Sep 1, 2014 Film & TV
Directed by Gerard Johnstone
From the moment Housebound opens with Kylie Bucknell (Morgana O’Reilly) and her boyfriend clumsily and hilariously trying to bust open an ATM with a sledgehammer, you know you’re in the hands of a capable director and you can settle back and enjoy the ride. And it’s some ride, with action that becomes progressively more bloody, thrilling, funny and outlandish as its 110 minutes of gothic comic horror unfolds.
It was a stroke of genius to make the central character a would-be robber who is sentenced to home detention at her mother’s house. First, she’s obviously a bad-ass and, second, she isn’t going anywhere much outside the gloomy home she’s confined to for eight months. It’s the stuff of claustrophobic nightmares: Kylie can’t escape from a house she strongly suspects is haunted — at least not without getting herself into a whole lot more trouble.
Throw in her long-suffering mother, Miriam (Rima Te Wiata), Miriam’s dopey partner Graeme (Ross Harper) and a security guard Amos (Glen-Paul Waru), who’s hired to monitor Kylie’s electronic ankle bracelet and who’s deeply interested in the paranormal, and the scene is set for an inventive horror comedy that shakes up the conventions of the genre.
Te Wiata and O’Reilly play off each other effortlessly. Te Wiata is a down-trodden mum with a blinking disbelief that her life has been suddenly upturned by the arrival of her truculent daughter — the house guest from hell, convinced there are other unwanted, unseen house guests who are even more disruptive than she is.
The easy-going Amos is an excellent foil to Kylie and her petulant, hostile behaviour, and a perfect sleuth-buddy to help her sort out what exactly is going on inside the house.
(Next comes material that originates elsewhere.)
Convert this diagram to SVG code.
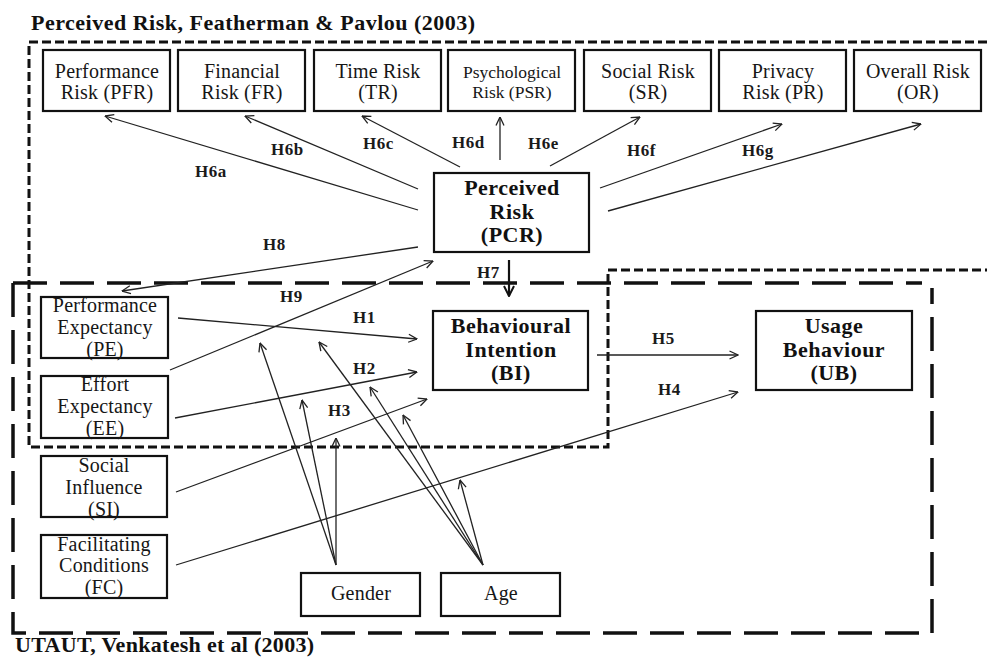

The wildcard is the court-appointed, slimy and sinister psychologist Dennis (Cameron Rhodes), who turns out to be vital to the plot in a way that is totally at odds with the sentencing judge’s hope he will help her turn her life around.
The film’s only weakness is that the pacing sags slightly in the middle when Kylie and Amos investigate the oddball next door, Kraglund (Mick Innes). In fact, letting Kylie out of the house isn’t an entirely well-judged plot move: it breaks the tension inherent in her mother’s creaking, sighing house, but we’re back in there soon enough, ready for the pressure-cooker to steam up all over again.
O’Reilly is a standout among an excellent cast, in a film with enough thrills and spills of blood to keep you on the edge of your seat until its bloody denouement.
Hats off to Gerard Johnstone, who wrote, directed and edited this excellent addition to New Zealand’s horror-comedy canon.